The young farmer, though highly complimented, at first said little, but

he thought hard. "Daintily reared, and perhaps of noble birth is she, but
should I gratify her desire, how can she bear the poverty to which we
are accustomed? Will she be patient, when she has to suffer hunger? Or,
shall we be separated, and that which promises love and happiness last
only a little while, to pass away, leaving gloom and sorrow behind?"
But as the days slipped along, and when he saw how kind she was to
her new mother, ever patient and self-denying in loving reverence, all
his fears were driven away like clouds before the wind. So the young
man and woman were married.
But when the full autumn-time came for the rice ears to fill and round
out, nothing was found but husk and shell. The crop was a total failure.
With heavy taxes unpaid and no food in the house, starvation loomed
before them. By winter, all were in dire distress.
Then the patient wife revealed new powers and cheered her husband,
saying,
"I can spin such cloth as was never made in this province, if you will
build me a separate room. I cannot weave here, or make the fine pattern
of red and white except when alone and in perfect silence. Build me a
room, and the money you need will flow in."
The old mother was doubtful as to her daughter-in-law's project and
even Musai was but half-hearted. Yet he went to work diligently. With
beam, and wattle, and thatch, floor of mats and window of latticed
paper, with walls made tight because well daubed with clay, he built
the room apart. There alone, day by day, secluded from all, the sweet
wife toiled unseen. The mother and husband patiently waited, until
after a week, the little woman rejoined the family circle. In her hands
she bore a roll of woven stuff, white and shining, as lustrous and pure
as fresh fallen snow. Yet here and there, a crimson thread in the stuff
did but intensify the purity of the otherwise unflecked whiteness. Pure
red and pure white were the only colours of this wonderful fabric.
"What shall we call it?" inquired the amazed husband.

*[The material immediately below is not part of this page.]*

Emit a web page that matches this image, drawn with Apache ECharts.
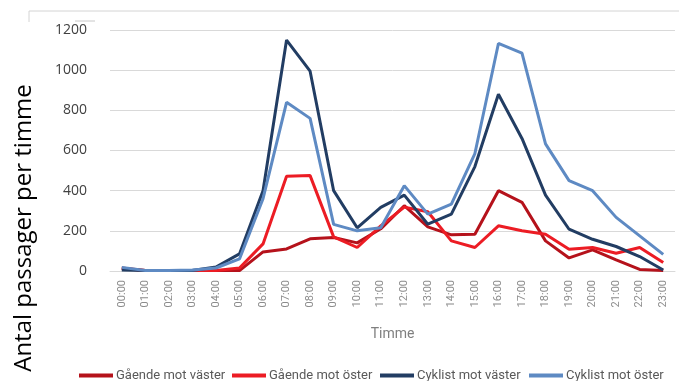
<!DOCTYPE html>
<html>
<head>
<meta charset="utf-8">
<script src="https://cdn.jsdelivr.net/npm/echarts@6/dist/echarts.min.js"></script>
<style>
  html, body { margin: 0; padding: 0; background: #fff; }
  #chart { width: 679px; height: 381px; }
</style>
</head>
<body>
<div id="chart"></div>
<script>
// Hourly passages, counted per direction
const hours = ['00:00','01:00','02:00','03:00','04:00','05:00','06:00','07:00','08:00','09:00','10:00','11:00',
               '12:00','13:00','14:00','15:00','16:00','17:00','18:00','19:00','20:00','21:00','22:00','23:00'];
const gaendeVaster = [15, 2, 2, 2, 2, 2, 95, 110, 160, 167, 140, 210, 325, 220, 180, 183, 400, 342, 150, 65, 105, 55, 8, 2];
const gaendeOster  = [12, 2, 2, 2, 2, 15, 135, 472, 475, 170, 117, 225, 318, 295, 150, 117, 225, 200, 183, 108, 117, 88, 117, 42];
const cyklistVaster = [5, 2, 2, 3, 20, 85, 400, 1150, 995, 400, 215, 317, 378, 233, 283, 520, 880, 660, 378, 208, 158, 122, 72, 5];
const cyklistOster  = [18, 3, 3, 5, 15, 60, 360, 840, 760, 232, 200, 215, 425, 283, 333, 585, 1133, 1085, 633, 450, 400, 267, 175, 83];
const yTicks = [0, 200, 400, 600, 800, 1000, 1200];

const seriesNames = ['Gående mot väster', 'Gående mot öster', 'Cyklist mot väster', 'Cyklist mot öster'];
const seriesData = [gaendeVaster, gaendeOster, cyklistVaster, cyklistOster];
const colors = ['#B5121B', '#EC1C24', '#223D63', '#5E8AC3'];

const narrow = "'Roboto', sans-serif";
const legendLeft = [74, 227, 375, 524];

const chart = echarts.init(document.getElementById('chart'), null, { renderer: 'canvas' });
chart.setOption({
  animation: false,
  color: colors,
  grid: { left: 110, right: 4, top: 30, bottom: 110 },
  legend: seriesNames.map((n, i) => ({
    data: [n],
    left: legendLeft[i],
    top: 364,
    icon: 'rect',
    itemWidth: 34,
    itemHeight: 4,
    itemGap: 0,
    textStyle: { fontFamily: narrow, fontSize: 13, color: '#595959', padding: [0, 0, 0, -2] }
  })),
  xAxis: {
    type: 'category',
    data: hours,
    boundaryGap: true,
    name: 'Timme',
    nameLocation: 'middle',
    nameGap: 56,
    nameTextStyle: { fontFamily: narrow, fontSize: 14, color: '#7F7F7F' },
    axisLine: { show: true, lineStyle: { color: '#D9D9D9', width: 1 } },
    axisTick: { show: false },
    axisLabel: { rotate: 90, interval: 0, margin: 9, fontFamily: narrow, fontSize: 11, color: '#8C8C8C' }
  },
  yAxis: {
    type: 'value',
    min: yTicks[0],
    max: yTicks[yTicks.length - 1],
    interval: 200,
    axisLine: { show: false },
    axisTick: { show: false },
    splitLine: { lineStyle: { color: '#D9D9D9', width: 1 } },
    axisLabel: {
      margin: 23,
      fontFamily: "'Open Sans', sans-serif",
      fontSize: 14,
      color: '#404040',
      formatter: v => String(v)
    }
  },
  series: seriesNames.map((n, i) => ({
    name: n,
    type: 'line',
    data: seriesData[i],
    symbol: 'none',
    lineStyle: { width: 3, color: colors[i] },
    itemStyle: { color: colors[i] }
  })),
  graphic: [
    {
      type: 'polyline',
      shape: { points: [[29, 22], [29, 11], [679, 11]] },
      style: { stroke: '#D4D4D4', lineWidth: 1, fill: null },
      silent: true
    },
    {
      type: 'line',
      shape: { x1: 75, y1: 21, x2: 95, y2: 21 },
      style: { stroke: '#C8C8C8', lineWidth: 1 },
      silent: true
    },
    {
      type: 'text',
      x: 24,
      y: 228,
      rotation: Math.PI / 2,
      style: {
        text: 'Antal passager per timme',
        font: "24px 'Open Sans', sans-serif",
        fill: '#000',
        textAlign: 'center',
        textVerticalAlign: 'middle'
      }
    }
  ]
});
</script>
</body>
</html>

"It has no name, for there is none other in the world like it," said the
fair weaver.
"But I must have a name. I shall take it to the Daimio. He will not buy,
if he does not know how it is called."
"Then," said the wife, "tell him its name is 'White Crane's-down cloth.'"
Quickly passed the snowy fabric into the hands of the lord of the castle,
who sent it as a present to the Empress in Kioto. All were amazed by it,
and the Empress commanded the donor to be richly rewarded. The
farmer husband, bearing a thousand pieces of coin in his bag, hastened
home to spread the shining silver at his mother's feet and to thank the
wife who had brought him fortune. A feast followed, and for many
weeks the family lived easily on the money thus gained. Then, when
again on the edge of need, Musai asked his wife if she were willing to
weave another web of the wonderful Crane's-down cloth.
Cheerfully she agreed, cautioning him to leave her in privacy, and not
to look upon her until she came forth with the cloth.
But alas for the spirit of prying impertinence and wicked curiosity! Not
satisfied with having been delivered from starvation by a wife that
served him like a slave, Musai stealthily crept up to the paper partition,
touched his tongue to the latticed pane, and poked his finger noiselessly
through, thus making a round hole to which he glued his eye and
looked in.
What a sight! There was no woman at work, but a noble white
crane--the same that he had seen in the field, and from whose back he
had extracted the hunter's arrow. Bending over the spinning wheel, the
bird pulled from her own breast the silky down, and by twining and
twisting made it into the finest thread which mortals ever beheld. From
time to time, she pressed from her heart's blood red drops with which to
dye some strands, and thus the weaving went on. The web of the cloth
was nearly finished.
Musai astounded looked on without moving, until suddenly called by

his mother, he cried out in response, "Yes, I'm coming."